### Exercise
Return the lines below exactly, from the first line to the line that contains "const BLUE = '#00a9e6', MAGENTA". Leave out pictures.
:::::
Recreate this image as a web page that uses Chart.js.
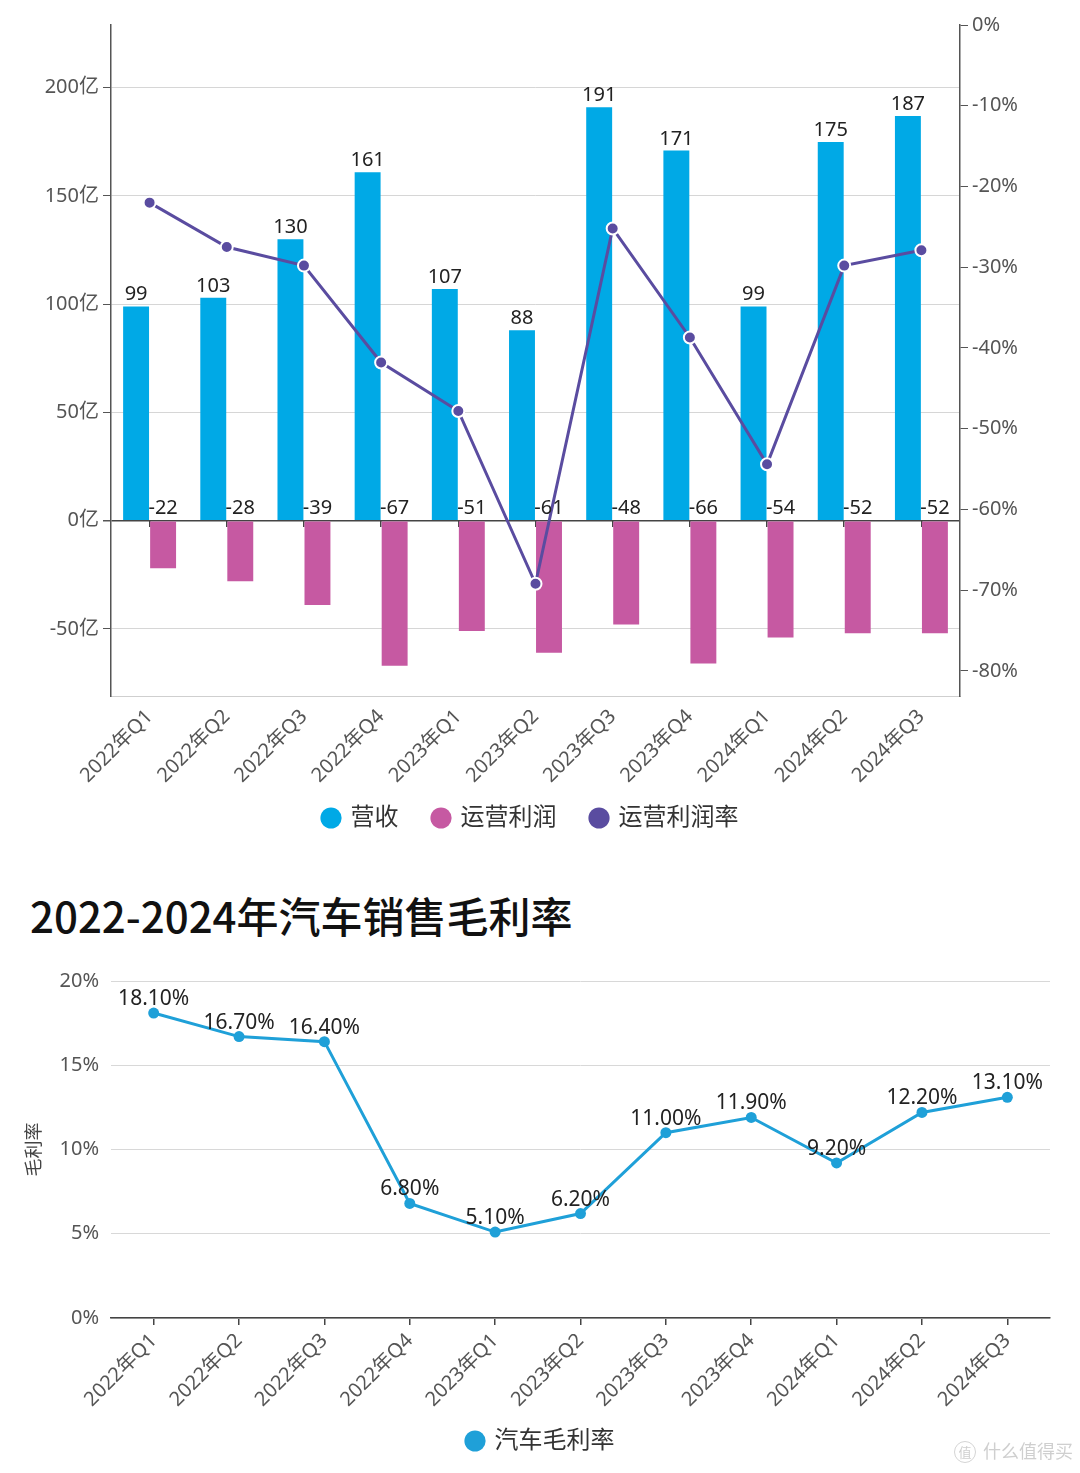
<!DOCTYPE html>
<html>
<head>
<meta charset="utf-8">
<script src="https://cdn.jsdelivr.net/npm/chart.js@4.4.1/dist/chart.umd.min.js"></script>
<style>
  html, body { margin: 0; padding: 0; background: #fff; }
  #wrap { position: relative; width: 1080px; height: 1473px; background: #fff; overflow: hidden; }
  #c1 { position: absolute; left: 0; top: 0; }
  #c2 { position: absolute; left: 0; top: 950px; }
  #title2 { position: absolute; left: 30px; top: 890px; height: 50px; line-height: 50px;
    font-family: "Noto Sans CJK SC", "Noto Sans", sans-serif; font-size: 42px; font-weight: 500; color: #111; white-space: nowrap; }
  #wm { position: absolute; left: 954px; top: 1438px; font-family: "Noto Sans CJK SC", sans-serif;
    font-size: 18px; line-height: 24px; color: #cfcfcf; white-space: nowrap; }
  #wm span { display: inline-block; width: 20px; height: 20px; line-height: 19px; text-align: center;
    border: 1.5px solid #d4d4d4; border-radius: 50%; font-size: 13px; margin-right: 7px; vertical-align: 1px; }
</style>
</head>
<body>
<div id="wrap">
  <canvas id="c1" width="1080" height="850"></canvas>
  <div id="title2">2022-2024年汽车销售毛利率</div>
  <canvas id="c2" width="1080" height="523"></canvas>
  <div id="wm"><span>值</span>什么值得买</div>
</div>
<script>
// ---------- data ----------
const categories = ['2022年Q1','2022年Q2','2022年Q3','2022年Q4','2023年Q1','2023年Q2','2023年Q3','2023年Q4','2024年Q1','2024年Q2','2024年Q3'];
const revenue = [99, 103, 130, 161, 107, 88, 191, 171, 99, 175, 187];
const operatingProfit = [-22, -28, -39, -67, -51, -61, -48, -66, -54, -52, -52];
const operatingMargin = [-22.0, -27.5, -29.8, -41.8, -47.8, -69.2, -25.2, -38.7, -54.4, -29.8, -27.9];
const leftTicks = [-50, 0, 50, 100, 150, 200];
const rightTicks = [-80, -70, -60, -50, -40, -30, -20, -10, 0];
const grossMargin = [18.1, 16.7, 16.4, 6.8, 5.1, 6.2, 11.0, 11.9, 9.2, 12.2, 13.1];
const grossTicks = [0, 5, 10, 15, 20];

Chart.defaults.font.family = '"Noto Sans", "Noto Sans CJK SC", sans-serif';
Chart.defaults.color = '#555';
Chart.defaults.animation = false;

const BLUE = '#00a9e6', MAGENTA = '#c659a2', PURPLE = '#5a4ca0', LINEBLUE = '#1fa0d8';

// value label plugin: draws texts at element positions given by the library
const valueLabels = {
  id: 'valueLabels',
  afterDatasetsDraw(chart) {
    const ctx = chart.ctx;
    chart.data.datasets.forEach((ds, i) => {
      if (!ds.labelMode) return;
      const meta = chart.getDatasetMeta(i);
      if (meta.hidden) return;
      ctx.save();
      ctx.font = (ds.labelSize || 20) + 'px "Noto Sans", "Noto Sans CJK SC", sans-serif';
      ctx.fillStyle = '#222';
      ctx.textAlign = 'center';
      ctx.textBaseline = 'alphabetic';
      meta.data.forEach((el, j) => {
        const v = ds.data[j];
        const text = ds.labelFormat ? ds.labelFormat(v) : String(v);
        let y;
        if (ds.labelMode === 'base') y = el.base - 7;
        else y = el.y - (ds.labelOffset || 6);
        ctx.fillText(text, el.x, y);
      });
      ctx.restore();
    });
  }
};

function legendLabels(chart) {
  const items = Chart.defaults.plugins.legend.labels.generateLabels(chart);
  items.forEach(it => { it.strokeStyle = it.fillStyle; it.lineWidth = 0; });
  return items;
}

// fixed-height x axis whose rotated labels may run past the axis box (no label clipping)
function fixedXHeight(h) {
  return s => { s.height = h; s._computeLabelArea = () => undefined; };
}

// ---------- chart 1 ----------
new Chart(document.getElementById('c1'), {
  type: 'bar',
  data: {
    labels: categories,
    datasets: [
      { label: '营收', data: revenue, backgroundColor: BLUE, yAxisID: 'y', order: 1,
        categoryPercentage: 0.7, barPercentage: 0.96, labelMode: 'top' },
      { label: '运营利润', data: operatingProfit, backgroundColor: MAGENTA, yAxisID: 'y', order: 1,
        categoryPercentage: 0.7, barPercentage: 0.96, labelMode: 'base' },
      { type: 'line', label: '运营利润率', data: operatingMargin, yAxisID: 'y1', order: 0,
        borderColor: PURPLE, backgroundColor: PURPLE, borderWidth: 3, tension: 0,
        pointRadius: 6, pointBackgroundColor: PURPLE, pointBorderColor: '#fff', pointBorderWidth: 2 }
    ]
  },
  options: {
    responsive: false,
    layout: { padding: { left: 0, right: 18, top: 25, bottom: 10 } },
    plugins: {
      legend: {
        position: 'bottom',
        labels: { usePointStyle: true, pointStyle: 'circle', boxWidth: 15, boxHeight: 15, padding: 35,
          font: { size: 24 }, color: '#333', generateLabels: legendLabels,
          sort: (a, b) => a.datasetIndex - b.datasetIndex }
      },
      tooltip: { enabled: false }
    },
    scales: {
      x: {
        offset: true,
        grid: { display: true, drawOnChartArea: false, drawTicks: false },
        border: { color: '#cfcfcf', width: 1 },
        ticks: { autoSkip: false, minRotation: 45, maxRotation: 45, padding: 9, font: { size: 20 }, color: '#555' },
        afterFit: fixedXHeight(75)
      },
      x2: {
        type: 'category', position: { y: 0 }, offset: true,
        ticks: { display: false },
        grid: { display: true, drawOnChartArea: false, offset: false, tickLength: 6, tickColor: '#444', lineWidth: 1.5 },
        border: { display: false }
      },
      y: {
        position: 'left', min: -81, max: 229,
        afterBuildTicks: s => { s.ticks = leftTicks.map(v => ({ value: v })); },
        afterFit: s => { s.width = 111; },
        ticks: { callback: v => v + '亿', font: { size: 20 }, color: '#555', padding: 4 },
        grid: { color: c => c.tick && c.tick.value === 0 ? '#444' : '#d6d6d6',
                lineWidth: c => c.tick && c.tick.value === 0 ? 1.5 : 1,
                tickColor: '#555', tickLength: 8 },
        border: { color: '#555', width: 1.5 }
      },
      y1: {
        position: 'right', min: -83.1, max: 0,
        afterBuildTicks: s => { s.ticks = rightTicks.map(v => ({ value: v })); },
        afterFit: s => { s.width = 102; },
        ticks: { callback: v => v + '%', font: { size: 20 }, color: '#555', padding: 4 },
        grid: { drawOnChartArea: false, tickColor: '#555', tickLength: 8 },
        border: { color: '#555', width: 1.5 }
      }
    }
  },
  plugins: [valueLabels]
});

// ---------- chart 2 ----------
new Chart(document.getElementById('c2'), {
  type: 'line',
  data: {
    labels: categories,
    datasets: [
      { label: '汽车毛利率', data: grossMargin, borderColor: LINEBLUE, backgroundColor: LINEBLUE,
        borderWidth: 3, tension: 0, pointRadius: 5.5, pointBackgroundColor: LINEBLUE,
        pointBorderColor: LINEBLUE, pointBorderWidth: 0,
        labelMode: 'top', labelOffset: 8, labelSize: 21, labelFormat: v => v.toFixed(2) + '%' }
    ]
  },
  options: {
    responsive: false,
    layout: { padding: { left: 32, right: 30, top: 31, bottom: 10 } },
    plugins: {
      legend: {
        position: 'bottom',
        labels: { usePointStyle: true, pointStyle: 'circle', boxWidth: 15, boxHeight: 15, padding: 10,
          font: { size: 24 }, color: '#333', generateLabels: legendLabels }
      },
      tooltip: { enabled: false }
    },
    scales: {
      x: {
        offset: true,
        grid: { display: true, drawOnChartArea: false, offset: false, tickLength: 7, tickColor: '#444', lineWidth: 1.5 },
        border: { color: '#444', width: 1.5 },
        ticks: { autoSkip: false, minRotation: 45, maxRotation: 45, padding: 4, font: { size: 20 }, color: '#555' },
        afterFit: fixedXHeight(101)
      },
      y: {
        min: 0, max: 20,
        afterBuildTicks: s => { s.ticks = grossTicks.map(v => ({ value: v })); },
        afterFit: s => { s.width = 79; },
        ticks: { callback: v => v + '%', font: { size: 20 }, color: '#555', padding: 12 },
        grid: { color: '#d8d8d8', drawTicks: false },
        border: { display: false },
        title: { display: true, text: '毛利率', font: { size: 18 }, color: '#444', padding: { top: -8, bottom: 0 } }
      }
    }
  },
  plugins: [valueLabels]
});
</script>
</body>
</html>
:::::
### Response below
Recreate this image as a web page that uses Chart.js.
<!DOCTYPE html>
<html>
<head>
<meta charset="utf-8">
<script src="https://cdn.jsdelivr.net/npm/chart.js@4.4.1/dist/chart.umd.min.js"></script>
<style>
  html, body { margin: 0; padding: 0; background: #fff; }
  #wrap { position: relative; width: 1080px; height: 1473px; background: #fff; overflow: hidden; }
  #c1 { position: absolute; left: 0; top: 0; }
  #c2 { position: absolute; left: 0; top: 950px; }
  #title2 { position: absolute; left: 30px; top: 890px; height: 50px; line-height: 50px;
    font-family: "Noto Sans CJK SC", "Noto Sans", sans-serif; font-size: 42px; font-weight: 500; color: #111; white-space: nowrap; }
  #wm { position: absolute; left: 954px; top: 1438px; font-family: "Noto Sans CJK SC", sans-serif;
    font-size: 18px; line-height: 24px; color: #cfcfcf; white-space: nowrap; }
  #wm span { display: inline-block; width: 20px; height: 20px; line-height: 19px; text-align: center;
    border: 1.5px solid #d4d4d4; border-radius: 50%; font-size: 13px; margin-right: 7px; vertical-align: 1px; }
</style>
</head>
<body>
<div id="wrap">
  <canvas id="c1" width="1080" height="850"></canvas>
  <div id="title2">2022-2024年汽车销售毛利率</div>
  <canvas id="c2" width="1080" height="523"></canvas>
  <div id="wm"><span>值</span>什么值得买</div>
</div>
<script>
// ---------- data ----------
const categories = ['2022年Q1','2022年Q2','2022年Q3','2022年Q4','2023年Q1','2023年Q2','2023年Q3','2023年Q4','2024年Q1','2024年Q2','2024年Q3'];
const revenue = [99, 103, 130, 161, 107, 88, 191, 171, 99, 175, 187];
const operatingProfit = [-22, -28, -39, -67, -51, -61, -48, -66, -54, -52, -52];
const operatingMargin = [-22.0, -27.5, -29.8, -41.8, -47.8, -69.2, -25.2, -38.7, -54.4, -29.8, -27.9];
const leftTicks = [-50, 0, 50, 100, 150, 200];
const rightTicks = [-80, -70, -60, -50, -40, -30, -20, -10, 0];
const grossMargin = [18.1, 16.7, 16.4, 6.8, 5.1, 6.2, 11.0, 11.9, 9.2, 12.2, 13.1];
const grossTicks = [0, 5, 10, 15, 20];

Chart.defaults.font.family = '"Noto Sans", "Noto Sans CJK SC", sans-serif';
Chart.defaults.color = '#555';
Chart.defaults.animation = false;

const BLUE = '#00a9e6', MAGENTA = '#c659a2', PURPLE = '#5a4ca0', LINEBLUE = '#1fa0d8';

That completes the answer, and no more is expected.